Missing Data - Plot of Patterns

From Q
Jump to navigation Jump to search


Creates a chart showing the patterns of missing data, with shading indicating missing values. As the number of variables increases, the number of possible patterns explode, making this chart very difficult to read. The most straightforward way to address this is to limit the number of variables that you chart. Alternatively, the font sizes are automatically reduced to assist in this problem, but a lot of zooming can be required. The font size can be manually set in the code by modifying the value of cex.numbers, where a 1 indicates a normal sized font, and smaller values indicate smaller font sizes.

Example

The columns at the top show the relative amount of missing values by variable. In this example, we can see that q3 has substantially more missing values than the other variables.

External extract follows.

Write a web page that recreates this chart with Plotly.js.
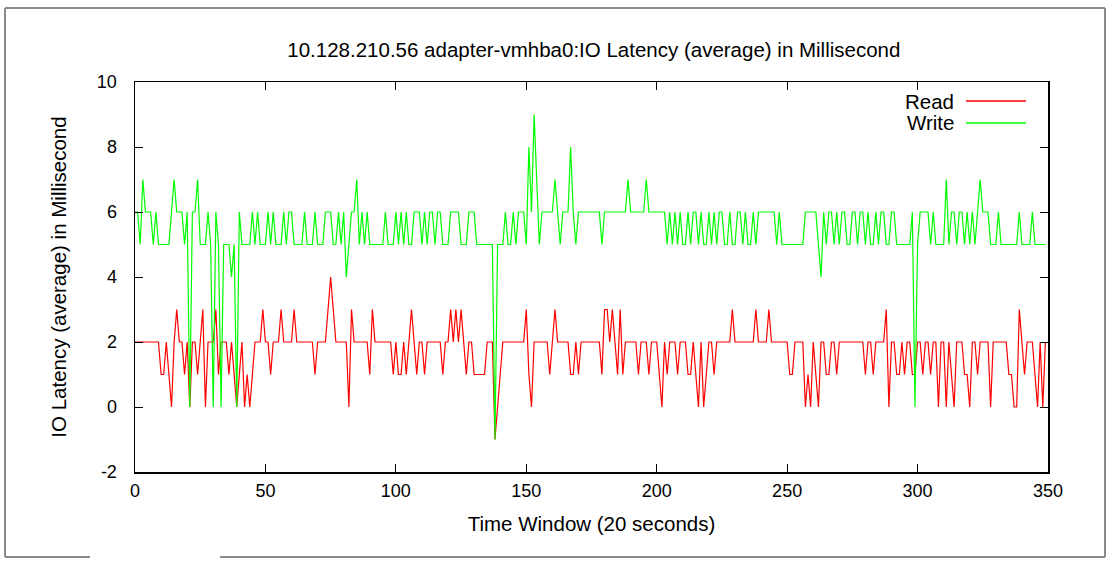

In the grid, each row represents a combination of missing values, with the blue indicating a missing value. The first row shows that 2 observations are missing values on q3 and q4, 336 have no missing values, and 362 are missing data only for q3.

Usage

To run this test in Displayr, go to Insert > More > Missing Data > Plot of Patterns (in Q, go to Automate > Browse Online Library > Missing Data > Plot of Patterns).

In the object inspector, under Inputs > Variables select the variables you want to analyze, change any other settings, and click Calculate to run the function.

Options

Variables The variables to appear in the rows, as categories.

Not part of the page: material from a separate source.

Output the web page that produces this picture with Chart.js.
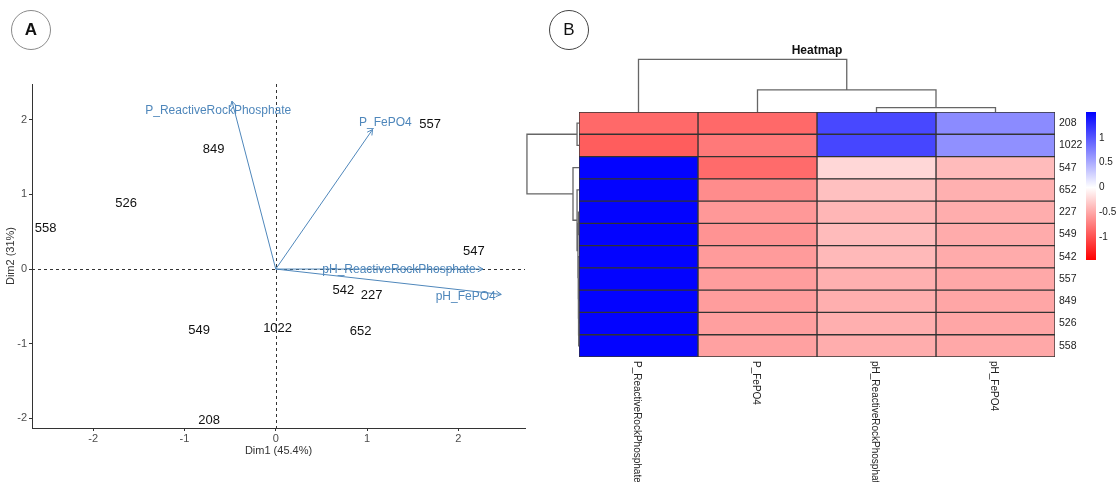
<!DOCTYPE html>
<html>
<head>
<meta charset="utf-8">
<script src="https://cdn.jsdelivr.net/npm/chart.js@4.4.0/dist/chart.umd.min.js"></script>
<style>
  html, body { margin: 0; padding: 0; background: #fff; }
  #wrap { position: relative; width: 1117px; height: 482px; overflow: hidden; font-family: "Liberation Sans", Arial, sans-serif; }
  canvas { position: absolute; left: 0; top: 0; }
  .badge { position: absolute; width: 38px; height: 38px; border-radius: 50%; text-align: center; line-height: 38px; font-size: 17px; color: #111; }
</style>
</head>
<body>
<div id="wrap">
  <canvas id="pca" width="1117" height="482"></canvas>
  <canvas id="heat" width="1117" height="482"></canvas>
  <div class="badge" style="left:11px;top:10px;border:1.5px solid #8a8a8a;font-weight:bold">A</div>
  <div class="badge" style="left:549px;top:10px;border:1px solid #444">B</div>
</div>
<script>
// ---- panel A: PCA biplot ----
const sampleNames = ["558", "526", "849", "557", "547", "542", "227", "652", "1022", "549", "208"];
const dim1 = [-2.52, -1.64, -0.68, 1.69, 2.17, 0.74, 1.05, 0.93, 0.02, -0.84, -0.73];
const dim2 = [0.55, 0.88, 1.60, 1.94, 0.24, -0.29, -0.35, -0.83, -0.80, -0.82, -2.03];

const varNames = ["P_ReactiveRockPhosphate", "P_FePO4", "pH_ReactiveRockPhosphate", "pH_FePO4"];
const varDim1 = [-0.48, 1.06, 2.27, 2.47];
const varDim2 = [2.25, 1.87, 0.0, -0.34];
const varLabelDim1 = [-0.63, 1.20, 1.35, 2.08];
const varLabelDim2 = [2.12, 1.96, -0.01, -0.37];

const pcaXTicks = [-2, -1, 0, 1, 2];
const pcaYTicks = [-2, -1, 0, 1, 2];

// ---- panel B: heatmap ----
const heatCols = ["P_ReactiveRockPhosphate", "P_FePO4", "pH_ReactiveRockPhosphate", "pH_FePO4"];
const heatRows = ["208", "1022", "547", "652", "227", "549", "542", "557", "849", "526", "558"];
const zP_RRP = [-0.86, -0.93, 1.5, 1.5, 1.5, 1.5, 1.5, 1.5, 1.5, 1.5, 1.5];
const zP_FePO4 = [-0.86, -0.77, -0.85, -0.66, -0.59, -0.62, -0.57, -0.56, -0.56, -0.55, -0.54];
const zpH_RRP = [1.09, 1.10, -0.23, -0.36, -0.42, -0.39, -0.40, -0.45, -0.46, -0.46, -0.47];
const zpH_FePO4 = [0.69, 0.66, -0.39, -0.45, -0.47, -0.48, -0.48, -0.50, -0.51, -0.51, -0.50];
const heatValues = [zP_RRP, zP_FePO4, zpH_RRP, zpH_FePO4];

// dendrograms: [left node, right node, height]; leaves first, then merges in order
const colMerges = [[2, 3, 0.29], [1, 4, 1.47], [0, 5, 3.51]];
const rowMerges = [
  [9, 10, 0.02], [8, 11, 0.03], [7, 12, 0.04], [6, 13, 0.05], [4, 5, 0.03],
  [15, 14, 0.07], [3, 16, 0.13], [2, 17, 0.4], [0, 1, 0.13], [19, 18, 3.47]
];

const legendMin = -1.46;
const legendMax = 1.52;
const legendTicks = [1, 0.5, 0, -0.5, -1];

const FONT = "'Liberation Sans', Arial, sans-serif";
const STEEL = "#4f87bb";

function zColor(v) {
  if (v >= 0) {
    const t = Math.min(v / legendMax, 1);
    const c = Math.round(255 * (1 - t));
    return `rgb(${c},${c},255)`;
  }
  const t = Math.min(v / legendMin, 1);
  const c = Math.round(255 * (1 - t));
  return `rgb(255,${c},${c})`;
}

const biplotDecor = {
  id: "biplotDecor",
  beforeDatasetsDraw(chart) {
    const { ctx, chartArea, scales } = chart;
    const x0 = scales.x.getPixelForValue(0);
    const y0 = scales.y.getPixelForValue(0);
    ctx.save();
    ctx.strokeStyle = "#333";
    ctx.lineWidth = 1;
    ctx.setLineDash([3, 3]);
    ctx.beginPath();
    ctx.moveTo(Math.round(x0) + 0.5, chartArea.top);
    ctx.lineTo(Math.round(x0) + 0.5, chartArea.bottom);
    ctx.moveTo(chartArea.left, Math.round(y0) + 0.5);
    ctx.lineTo(chartArea.right, Math.round(y0) + 0.5);
    ctx.stroke();
    ctx.restore();
  },
  afterDatasetsDraw(chart) {
    const { ctx, scales } = chart;
    ctx.save();
    // arrow heads
    ctx.strokeStyle = STEEL;
    ctx.lineWidth = 1;
    for (let i = 0; i < varNames.length; i++) {
      const pts = chart.getDatasetMeta(i + 1).data;
      const a = pts[0], b = pts[1];
      const ang = Math.atan2(b.y - a.y, b.x - a.x);
      ctx.beginPath();
      ctx.moveTo(b.x - 6 * Math.cos(ang - 0.5), b.y - 6 * Math.sin(ang - 0.5));
      ctx.lineTo(b.x, b.y);
      ctx.lineTo(b.x - 6 * Math.cos(ang + 0.5), b.y - 6 * Math.sin(ang + 0.5));
      ctx.stroke();
    }
    // variable labels
    ctx.fillStyle = STEEL;
    ctx.font = "12px " + FONT;
    ctx.textAlign = "center";
    ctx.textBaseline = "middle";
    varNames.forEach((n, i) => {
      ctx.fillText(n, scales.x.getPixelForValue(varLabelDim1[i]), scales.y.getPixelForValue(varLabelDim2[i]));
    });
    // sample labels
    ctx.fillStyle = "#111";
    ctx.font = "13px " + FONT;
    chart.getDatasetMeta(0).data.forEach((el, i) => {
      ctx.fillText(sampleNames[i], el.x, el.y);
    });
    ctx.restore();
  }
};

const axisTicks = { color: "#4d4d4d", font: { size: 11, family: FONT } };

new Chart(document.getElementById("pca"), {
  type: "scatter",
  data: {
    datasets: [
      {
        label: "samples",
        data: sampleNames.map((n, i) => ({ x: dim1[i], y: dim2[i] })),
        pointRadius: 0,
      },
      ...varNames.map((n, i) => ({
        label: n,
        data: [{ x: 0, y: 0 }, { x: varDim1[i], y: varDim2[i] }],
        showLine: true,
        borderColor: STEEL,
        borderWidth: 1,
        pointRadius: 0,
      })),
    ],
  },
  options: {
    responsive: false,
    animation: false,
    devicePixelRatio: 1,
    layout: { padding: { left: 0, top: 84, right: 592, bottom: 24 } },
    plugins: { legend: { display: false }, tooltip: { enabled: false } },
    scales: {
      x: {
        type: "linear",
        min: -2.67,
        max: 2.73,
        afterBuildTicks: (s) => { s.ticks = pcaXTicks.map((v) => ({ value: v })); },
        afterFit: (s) => { s.height = 30; },
        grid: { drawOnChartArea: false, drawTicks: true, tickLength: 3, color: "#333" },
        border: { display: true, color: "#333", width: 1 },
        ticks: { ...axisTicks, padding: 1, maxRotation: 0 },
        title: { display: true, text: "Dim1 (45.4%)", color: "#333", font: { size: 11, family: FONT }, padding: { top: 0, bottom: 0 } },
      },
      y: {
        type: "linear",
        min: -2.13,
        max: 2.48,
        afterBuildTicks: (s) => { s.ticks = pcaYTicks.map((v) => ({ value: v })); },
        afterFit: (s) => { s.width = 32; },
        grid: { drawOnChartArea: false, drawTicks: true, tickLength: 3, color: "#333" },
        border: { display: true, color: "#333", width: 1 },
        ticks: { ...axisTicks, padding: 2 },
        title: { display: true, text: "Dim2 (31%)", color: "#333", font: { size: 11, family: FONT }, padding: { top: 4, bottom: 0 } },
      },
    },
  },
  plugins: [biplotDecor],
});

// ---- heatmap decorations: title, column labels, dendrograms, colour key ----
function drawTree(ctx, leafPos, merges, base, unit, vertical) {
  const pos = leafPos.slice();
  const hgt = leafPos.map(() => 0);
  ctx.beginPath();
  merges.forEach(([a, b, h]) => {
    const p = base - h * unit;
    const pa = base - hgt[a] * unit, pb = base - hgt[b] * unit;
    if (vertical) {
      ctx.moveTo(pos[a], pa); ctx.lineTo(pos[a], p); ctx.lineTo(pos[b], p); ctx.lineTo(pos[b], pb);
    } else {
      ctx.moveTo(pa, pos[a]); ctx.lineTo(p, pos[a]); ctx.lineTo(p, pos[b]); ctx.lineTo(pb, pos[b]);
    }
    pos.push((pos[a] + pos[b]) / 2);
    hgt.push(h);
  });
  ctx.stroke();
}

const heatDecor = {
  id: "heatDecor",
  afterDraw(chart) {
    const { ctx, chartArea, scales } = chart;
    ctx.save();
    // title
    ctx.fillStyle = "#111";
    ctx.font = "bold 12px " + FONT;
    ctx.textAlign = "center";
    ctx.textBaseline = "middle";
    ctx.fillText("Heatmap", (chartArea.left + chartArea.right) / 2 + 0, 51);

    // column labels, rotated
    ctx.font = "10px " + FONT;
    ctx.fillStyle = "#222";
    ctx.textAlign = "left";
    heatCols.forEach((n, j) => {
      ctx.save();
      ctx.translate(scales.x.getPixelForValue(j + 0.5) - 2, chartArea.bottom + 4);
      ctx.rotate(Math.PI / 2);
      ctx.fillText(n, 0, 0);
      ctx.restore();
    });

    // dendrograms
    ctx.strokeStyle = "#666";
    ctx.lineWidth = 1.3;
    const colLeaves = heatCols.map((n, j) => scales.x.getPixelForValue(j + 0.5));
    drawTree(ctx, colLeaves, colMerges, chartArea.top, 15, true);
    const rowLeaves = heatRows.map((n, i) => scales.y.getPixelForValue(i));
    drawTree(ctx, rowLeaves, rowMerges, chartArea.left, 15, false);

    // colour key
    const kx = 1086, kw = 10, ktop = chartArea.top, kh = 148;
    const g = ctx.createLinearGradient(0, ktop, 0, ktop + kh);
    g.addColorStop(0, zColor(legendMax));
    g.addColorStop(legendMax / (legendMax - legendMin), "#ffffff");
    g.addColorStop(1, zColor(legendMin));
    ctx.fillStyle = g;
    ctx.fillRect(kx, ktop, kw, kh);
    ctx.fillStyle = "#222";
    ctx.font = "10px " + FONT;
    ctx.textAlign = "left";
    legendTicks.forEach((v) => {
      ctx.fillText(String(v), kx + kw + 3, ktop + (legendMax - v) / (legendMax - legendMin) * kh);
    });
    ctx.restore();
  }
};

new Chart(document.getElementById("heat"), {
  type: "bar",
  data: {
    labels: heatRows,
    datasets: heatCols.map((name, j) => ({
      label: name,
      data: heatRows.map(() => [j, j + 1]),
      backgroundColor: heatValues[j].map(zColor),
      borderColor: "#333",
      borderWidth: 1,
      borderSkipped: false,
      grouped: false,
      barPercentage: 1,
      categoryPercentage: 1,
    })),
  },
  options: {
    indexAxis: "y",
    responsive: false,
    animation: false,
    devicePixelRatio: 1,
    layout: { padding: { left: 579, top: 112, right: 28, bottom: 125 } },
    plugins: { legend: { display: false }, tooltip: { enabled: false } },
    scales: {
      x: { type: "linear", min: 0, max: 4, display: false },
      y: {
        position: "right",
        grid: { display: false, drawTicks: false, tickLength: 0 },
        border: { display: false },
        ticks: { color: "#222", font: { size: 10.5, family: FONT }, padding: 4 },
        afterFit: (s) => { s.width = 34; },
      },
    },
  },
  plugins: [heatDecor],
});
</script>
</body>
</html>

Variable names Displays Variable Names in the output instead of labels.

Filter The data is automatically filtered using any filters prior to estimating the model.

Acknowledgements

This chart is from the aggr function of the VIM R package (Kowarik and Templ 2016).

Alexander Kowarik, Matthias Templ (2016). Imputation with the R Package VIM. Journal of Statistical Software, 74(7), 1-16.

Code

var heading_text = 'Missing Data Patterns';
if (!!form.setObjectInspectorTitle)
    form.setObjectInspectorTitle(heading_text, heading_text);
else 
    form.setHeading(heading_text);

form.dropBox({label: "Variables",
            types: ["Variable: Numeric, Date, Money, Categorical, OrderedCategorical"],
            name: "formVariables",
            multi: true,
            height: 8,
            prompt: "Select variables to plot"})

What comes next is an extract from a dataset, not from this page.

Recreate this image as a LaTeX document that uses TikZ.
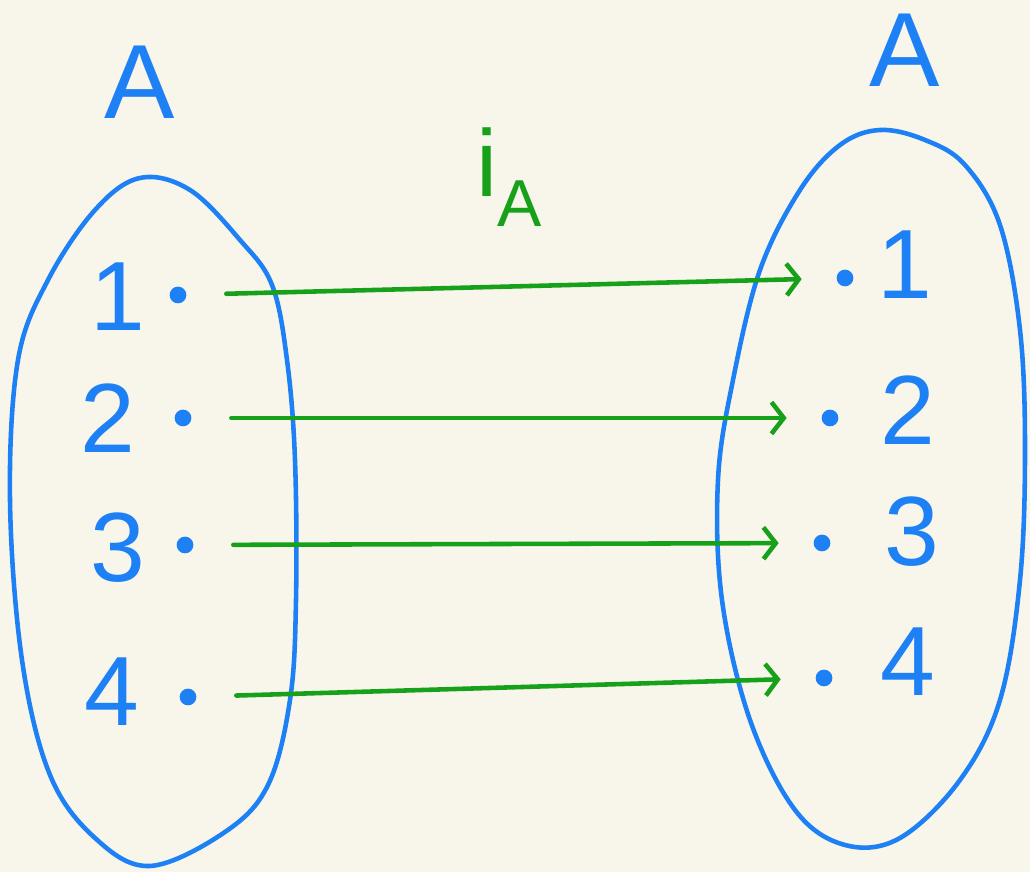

form.checkBox({label: "Variable names", name: "formNames", default_value: false, prompt: "Display names instead of labels"});
library(flipFormat)
library(flipTransformations)
library(VIM)

WarnIfVariablesSelectedFromMultipleDataSets()

raw.data <- ProcessQVariables(data.frame(if (length(formVariables) == 1) formVariables[[1]] else formVariables))

# long labels are removed in VIM
keep.all.labels <- function(labels, at, space.vert,
                         cex.axis = NULL, rotate = NULL, xlim = NULL) {
    return(rep(TRUE, length(labels)))
}
assignInNamespace("prettyLabels", keep.all.labels, "VIM")

names.or.labels <- if (formNames) Names else Labels
names(raw.data) <- sapply(names.or.labels(formVariables), substr, 1, 9)
raw.data <- raw.data[QFilter,, drop = FALSE]

k <- ncol(raw.data)
cex.numbers <- if (k < 8) 1 else 4 / k # Y-axis font sizes.
missing.data.pattern <- suppressWarnings(aggr(raw.data,
                    col = "skyblue",
                    numbers = TRUE,
                    combined = TRUE,
                    prop = FALSE,
                    sortVars = FALSE,
                    labels = names(raw.data),
                    cex.axis = 1,
                    cex.numbers = cex.numbers,
                    gap = 3,
                    ylab = "Missing data patterns"))